● Given problem: From the entries below, say how many lines carry the word "this", and give nothing but the number.

=== The input ===

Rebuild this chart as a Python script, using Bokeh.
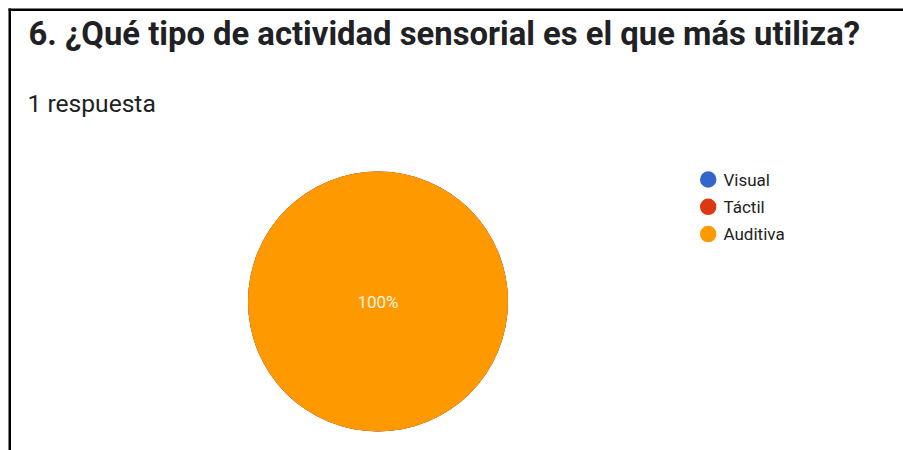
import numpy as np
from bokeh.plotting import figure
from bokeh.models import Range1d, ColumnDataSource
from bokeh.core.properties import value
from bokeh.embed import file_html
from bokeh.resources import INLINE

title = "6. ¿Qué tipo de actividad sensorial es el que más utiliza?"
subtitle = "1 respuesta"
categories = ["Visual", "Táctil", "Auditiva"]
counts = [0, 0, 1]
colors = ["#3366CC", "#DC3912", "#FF9900"]

W, H = 903, 450
p = figure(width=W, height=H, output_backend="svg", toolbar_location=None, tools="",
           x_range=Range1d(0, W), y_range=Range1d(H, 0), min_border=0,
           x_axis_location=None, y_axis_location=None)
p.toolbar.logo = None
p.styles = {"overflow": "hidden"}
p.grid.visible = False
p.outline_line_color = None
p.background_fill_color = "white"
p.border_fill_color = "white"

# frame bars (top and left)
p.hbar(y=[9.25], left=[8], right=[W + 5], height=2.5, fill_color="black", line_color=None)
p.vbar(x=[9.25], bottom=[8], top=[H + 5], width=2.5, fill_color="black", line_color=None)

# title and subtitle
p.text(x=[28], y=[33.5], text=[title], text_font=value("Roboto"), text_font_style="bold",
       text_font_size="32.8px", text_color="#202124", text_baseline="alphabetic")
p.text(x=[27], y=[103], text=[subtitle], text_font=value("Roboto"),
       text_font_size="24.6px", text_color="#202124", text_baseline="alphabetic")

# pie
total = sum(counts)
fracs = [c / total for c in counts]
ends = np.cumsum(fracs) * 2 * np.pi
starts = np.concatenate([[0], ends[:-1]])
src = ColumnDataSource(dict(start=starts, end=ends, color=colors, cat=categories))
cx, cy, r = 377.5, 301, 130
p.wedge(x=cx, y=cy, radius=r, start_angle="start", end_angle="end",
        fill_color="color", line_color=None, source=src)

for c, f, s, e in zip(categories, fracs, starts, ends):
    if f > 0:
        mid = (s + e) / 2
        lx = cx if f >= 0.999 else cx + 0.6 * r * np.cos(mid)
        ly = cy if f >= 0.999 else cy - 0.6 * r * np.sin(mid)
        p.text(x=[lx], y=[ly], text=[f"{round(f*100)}%"], text_font=value("Roboto"),
               text_font_size="17px", text_color="#FFF3E0", text_align="center",
               text_baseline="middle")

# legend
leg_y = [179 + 27.3 * i for i in range(len(categories))]
p.scatter(x=[707.7] * len(categories), y=leg_y, size=16.5, fill_color=colors, line_color=None)
p.text(x=[723] * len(categories), y=leg_y, text=categories, text_font=value("Roboto"),
       text_font_size="17px", text_color="#222222", text_baseline="middle")

open("out.html", "w").write(file_html(p, INLINE))
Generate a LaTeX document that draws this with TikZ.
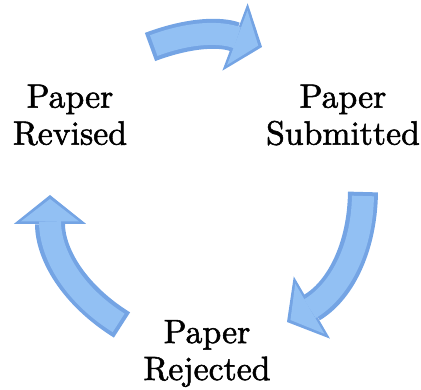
\documentclass[tikz,border=0pt]{standalone}
\usepackage{fontspec}
\usepackage{tikz}
\usetikzlibrary{arrows.meta}
\newfontfamily\stagefont{lmroman10-regular.otf}[FakeBold=1.6]
\definecolor{arrowblue}{RGB}{116,164,228}
\definecolor{arrowlight}{RGB}{146,192,243}
\tikzset{stage/.style={align=center,inner sep=0pt,font=\stagefont\fontsize{24}{26.3}\selectfont}}
\tikzset{bigarrow/.style={draw=arrowblue,line width=0.75cm,-{Triangle[width=1.8cm,length=0.72cm,line width=0pt]}}}
\tikzset{shine/.style={postaction={draw=arrowlight,line width=0.55cm,-{Triangle[width=1.45cm,length=0.56cm,line width=0pt]},shorten >=0.1cm,shorten <=0.1cm}}}

\begin{document}
\begin{tikzpicture}
    \useasboundingbox (0,0) rectangle (10.525,9.75);

    \node[stage] (revised) at (1.75,6.875) {Paper\\Revised};
    \node[stage] (submitted) at (8.575,6.875) {Paper\\Submitted};
    \node[stage] (rejected) at (5.175,0.9125) {Paper\\Rejected};

    \coordinate (top-a) at (3.75,8.575);
    \coordinate (top-b) at (6.55,8.575);
    \coordinate (right-a) at (9.075,4.95);
    \coordinate (right-b) at (7.175,1.7);
    \coordinate (left-a) at (3.05,1.625);
    \coordinate (left-b) at (1.25,4.875);

        \path[bigarrow,shine] (top-a) to[bend left=20.5] (top-b);
        \path[bigarrow,shine] (right-a) to[bend left=29.5] (right-b);
        \path[bigarrow,shine] (left-a) to[bend left=29] (left-b);
\end{tikzpicture}
\end{document}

===

● Written response: 2